• [EXERCISE OBJECTIVE]: Your task is to repeat all of the data exactly while excluding the pictures.

• [DATA EXCERPT]:
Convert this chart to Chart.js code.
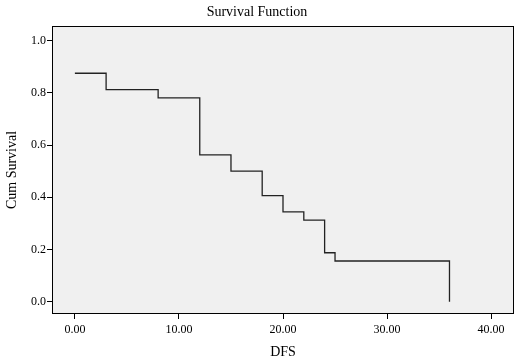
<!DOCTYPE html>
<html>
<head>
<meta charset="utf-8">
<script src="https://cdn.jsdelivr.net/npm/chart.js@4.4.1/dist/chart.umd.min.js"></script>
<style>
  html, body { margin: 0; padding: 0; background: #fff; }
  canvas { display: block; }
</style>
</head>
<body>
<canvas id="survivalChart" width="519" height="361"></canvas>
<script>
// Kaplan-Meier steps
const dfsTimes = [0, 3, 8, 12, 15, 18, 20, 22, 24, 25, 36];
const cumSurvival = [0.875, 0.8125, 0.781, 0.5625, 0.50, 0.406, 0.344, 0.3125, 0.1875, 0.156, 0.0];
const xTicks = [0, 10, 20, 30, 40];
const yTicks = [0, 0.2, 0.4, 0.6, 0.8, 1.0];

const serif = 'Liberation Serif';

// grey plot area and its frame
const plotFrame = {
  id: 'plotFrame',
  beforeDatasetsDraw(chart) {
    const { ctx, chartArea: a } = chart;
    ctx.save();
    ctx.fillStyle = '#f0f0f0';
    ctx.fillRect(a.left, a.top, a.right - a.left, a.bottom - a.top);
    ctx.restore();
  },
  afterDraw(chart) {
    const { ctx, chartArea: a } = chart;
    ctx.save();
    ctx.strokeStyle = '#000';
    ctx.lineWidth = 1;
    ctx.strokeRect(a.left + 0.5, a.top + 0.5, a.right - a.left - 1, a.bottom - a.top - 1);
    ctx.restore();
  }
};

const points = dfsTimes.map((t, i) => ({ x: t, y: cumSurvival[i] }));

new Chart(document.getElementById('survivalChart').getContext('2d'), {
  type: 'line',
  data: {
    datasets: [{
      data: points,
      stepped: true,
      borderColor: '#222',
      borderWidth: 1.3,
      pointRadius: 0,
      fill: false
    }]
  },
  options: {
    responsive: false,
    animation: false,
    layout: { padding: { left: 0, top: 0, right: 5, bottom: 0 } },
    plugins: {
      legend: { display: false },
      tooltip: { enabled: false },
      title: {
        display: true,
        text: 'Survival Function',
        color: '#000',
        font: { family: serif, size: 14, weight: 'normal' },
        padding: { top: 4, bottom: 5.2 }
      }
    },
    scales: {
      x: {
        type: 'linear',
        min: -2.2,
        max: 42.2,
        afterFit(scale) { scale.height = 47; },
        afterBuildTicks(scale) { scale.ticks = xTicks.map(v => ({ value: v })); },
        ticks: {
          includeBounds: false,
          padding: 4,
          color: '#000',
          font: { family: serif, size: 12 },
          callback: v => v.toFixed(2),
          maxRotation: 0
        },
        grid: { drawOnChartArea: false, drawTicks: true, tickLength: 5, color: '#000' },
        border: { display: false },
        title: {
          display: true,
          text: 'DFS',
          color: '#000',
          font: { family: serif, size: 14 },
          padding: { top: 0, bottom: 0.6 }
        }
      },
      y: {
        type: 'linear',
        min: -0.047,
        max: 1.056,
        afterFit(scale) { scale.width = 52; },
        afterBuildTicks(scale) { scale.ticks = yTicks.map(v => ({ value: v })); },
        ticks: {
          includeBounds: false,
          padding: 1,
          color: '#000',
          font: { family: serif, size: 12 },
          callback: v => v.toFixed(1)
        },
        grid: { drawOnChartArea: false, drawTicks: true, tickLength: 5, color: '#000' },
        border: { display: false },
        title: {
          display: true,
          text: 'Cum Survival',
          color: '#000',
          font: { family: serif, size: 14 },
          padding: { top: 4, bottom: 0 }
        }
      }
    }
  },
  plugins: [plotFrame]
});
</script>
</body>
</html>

• [WRITTEN RESPONSE]:
Convert this chart to Chart.js code.
<!DOCTYPE html>
<html>
<head>
<meta charset="utf-8">
<script src="https://cdn.jsdelivr.net/npm/chart.js@4.4.1/dist/chart.umd.min.js"></script>
<style>
  html, body { margin: 0; padding: 0; background: #fff; }
  canvas { display: block; }
</style>
</head>
<body>
<canvas id="survivalChart" width="519" height="361"></canvas>
<script>
// Kaplan-Meier steps
const dfsTimes = [0, 3, 8, 12, 15, 18, 20, 22, 24, 25, 36];
const cumSurvival = [0.875, 0.8125, 0.781, 0.5625, 0.50, 0.406, 0.344, 0.3125, 0.1875, 0.156, 0.0];
const xTicks = [0, 10, 20, 30, 40];
const yTicks = [0, 0.2, 0.4, 0.6, 0.8, 1.0];

const serif = 'Liberation Serif';

// grey plot area and its frame
const plotFrame = {
  id: 'plotFrame',
  beforeDatasetsDraw(chart) {
    const { ctx, chartArea: a } = chart;
    ctx.save();
    ctx.fillStyle = '#f0f0f0';
    ctx.fillRect(a.left, a.top, a.right - a.left, a.bottom - a.top);
    ctx.restore();
  },
  afterDraw(chart) {
    const { ctx, chartArea: a } = chart;
    ctx.save();
    ctx.strokeStyle = '#000';
    ctx.lineWidth = 1;
    ctx.strokeRect(a.left + 0.5, a.top + 0.5, a.right - a.left - 1, a.bottom - a.top - 1);
    ctx.restore();
  }
};

const points = dfsTimes.map((t, i) => ({ x: t, y: cumSurvival[i] }));

new Chart(document.getElementById('survivalChart').getContext('2d'), {
  type: 'line',
  data: {
    datasets: [{
      data: points,
      stepped: true,
      borderColor: '#222',
      borderWidth: 1.3,
      pointRadius: 0,
      fill: false
    }]
  },
  options: {
    responsive: false,
    animation: false,
    layout: { padding: { left: 0, top: 0, right: 5, bottom: 0 } },
    plugins: {
      legend: { display: false },
      tooltip: { enabled: false },
      title: {
        display: true,
        text: 'Survival Function',
        color: '#000',
        font: { family: serif, size: 14, weight: 'normal' },
        padding: { top: 4, bottom: 5.2 }
      }
    },
    scales: {
      x: {
        type: 'linear',
        min: -2.2,
        max: 42.2,
        afterFit(scale) { scale.height = 47; },
        afterBuildTicks(scale) { scale.ticks = xTicks.map(v => ({ value: v })); },
        ticks: {
          includeBounds: false,
          padding: 4,
          color: '#000',
          font: { family: serif, size: 12 },
          callback: v => v.toFixed(2),
          maxRotation: 0
        },
        grid: { drawOnChartArea: false, drawTicks: true, tickLength: 5, color: '#000' },
        border: { display: false },
        title: {
          display: true,
          text: 'DFS',
          color: '#000',
          font: { family: serif, size: 14 },
          padding: { top: 0, bottom: 0.6 }
        }
      },
      y: {
        type: 'linear',
        min: -0.047,
        max: 1.056,
        afterFit(scale) { scale.width = 52; },
        afterBuildTicks(scale) { scale.ticks = yTicks.map(v => ({ value: v })); },
        ticks: {
          includeBounds: false,
          padding: 1,
          color: '#000',
          font: { family: serif, size: 12 },
          callback: v => v.toFixed(1)
        },
        grid: { drawOnChartArea: false, drawTicks: true, tickLength: 5, color: '#000' },
        border: { display: false },
        title: {
          display: true,
          text: 'Cum Survival',
          color: '#000',
          font: { family: serif, size: 14 },
          padding: { top: 4, bottom: 0 }
        }
      }
    }
  },
  plugins: [plotFrame]
});
</script>
</body>
</html>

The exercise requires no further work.